[start of Exercise inputs]
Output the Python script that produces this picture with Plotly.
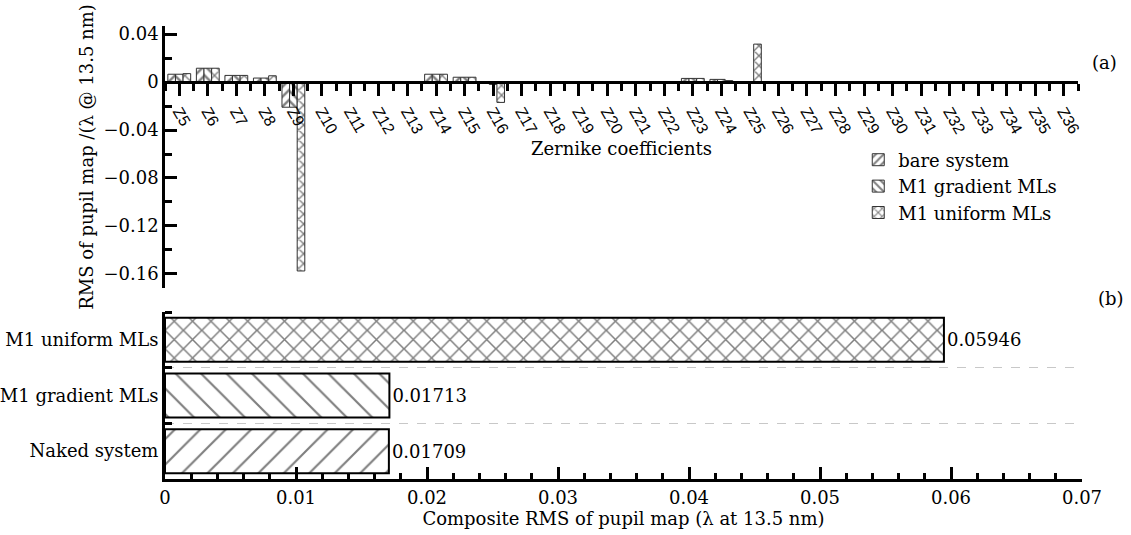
[end of Exercise inputs]
[start of Exercise inputs]
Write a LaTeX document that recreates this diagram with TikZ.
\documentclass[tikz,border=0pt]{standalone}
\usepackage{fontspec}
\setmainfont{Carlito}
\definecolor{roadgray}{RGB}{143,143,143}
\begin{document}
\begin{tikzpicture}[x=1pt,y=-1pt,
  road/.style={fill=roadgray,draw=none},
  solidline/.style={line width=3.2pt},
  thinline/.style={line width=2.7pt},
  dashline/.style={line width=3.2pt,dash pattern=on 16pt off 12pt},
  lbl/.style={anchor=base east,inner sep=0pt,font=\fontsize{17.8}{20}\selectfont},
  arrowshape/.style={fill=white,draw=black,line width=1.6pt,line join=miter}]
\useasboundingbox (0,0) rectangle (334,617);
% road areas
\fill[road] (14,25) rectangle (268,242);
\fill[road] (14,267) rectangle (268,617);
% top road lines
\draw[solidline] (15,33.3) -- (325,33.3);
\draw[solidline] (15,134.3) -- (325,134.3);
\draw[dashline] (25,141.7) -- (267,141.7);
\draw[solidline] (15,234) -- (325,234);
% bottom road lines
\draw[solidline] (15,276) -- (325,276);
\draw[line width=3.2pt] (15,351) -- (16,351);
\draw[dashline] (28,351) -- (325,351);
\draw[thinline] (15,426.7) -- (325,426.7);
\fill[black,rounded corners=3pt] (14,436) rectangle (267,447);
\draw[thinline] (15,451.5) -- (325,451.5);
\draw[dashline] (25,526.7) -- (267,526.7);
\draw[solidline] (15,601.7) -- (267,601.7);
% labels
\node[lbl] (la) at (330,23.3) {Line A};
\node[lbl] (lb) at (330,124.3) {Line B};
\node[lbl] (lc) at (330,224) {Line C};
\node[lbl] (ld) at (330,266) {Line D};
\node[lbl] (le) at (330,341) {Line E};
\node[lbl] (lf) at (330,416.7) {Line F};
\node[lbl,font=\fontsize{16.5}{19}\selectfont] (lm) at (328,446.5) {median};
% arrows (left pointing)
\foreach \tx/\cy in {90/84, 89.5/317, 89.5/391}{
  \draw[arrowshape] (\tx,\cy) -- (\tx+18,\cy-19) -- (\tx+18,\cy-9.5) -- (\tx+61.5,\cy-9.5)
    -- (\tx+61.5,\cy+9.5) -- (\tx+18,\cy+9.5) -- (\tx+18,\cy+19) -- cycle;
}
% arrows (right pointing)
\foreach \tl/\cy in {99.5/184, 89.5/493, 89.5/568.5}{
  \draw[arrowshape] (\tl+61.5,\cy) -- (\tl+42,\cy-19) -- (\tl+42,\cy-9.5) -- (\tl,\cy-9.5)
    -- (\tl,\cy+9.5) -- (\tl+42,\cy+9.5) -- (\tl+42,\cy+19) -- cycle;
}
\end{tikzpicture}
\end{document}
[end of Exercise inputs]
[start of Exercise inputs]
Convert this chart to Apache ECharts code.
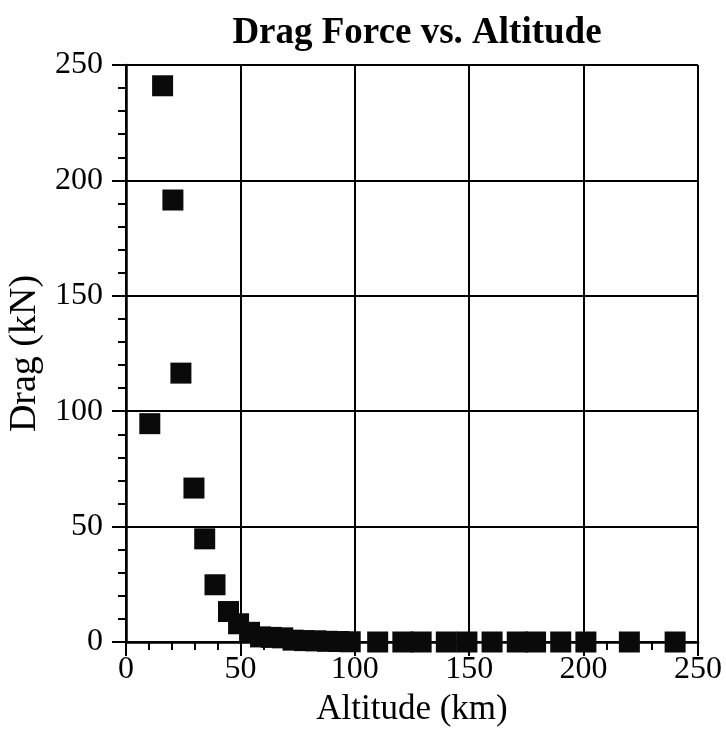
[end of Exercise inputs]
▶ _Short problem_: All lines that include "this" are to be gathered and copied.

▶ _Final answer_:
Output the Python script that produces this picture with Plotly.
Write a LaTeX document that recreates this diagram with TikZ.
Convert this chart to Apache ECharts code.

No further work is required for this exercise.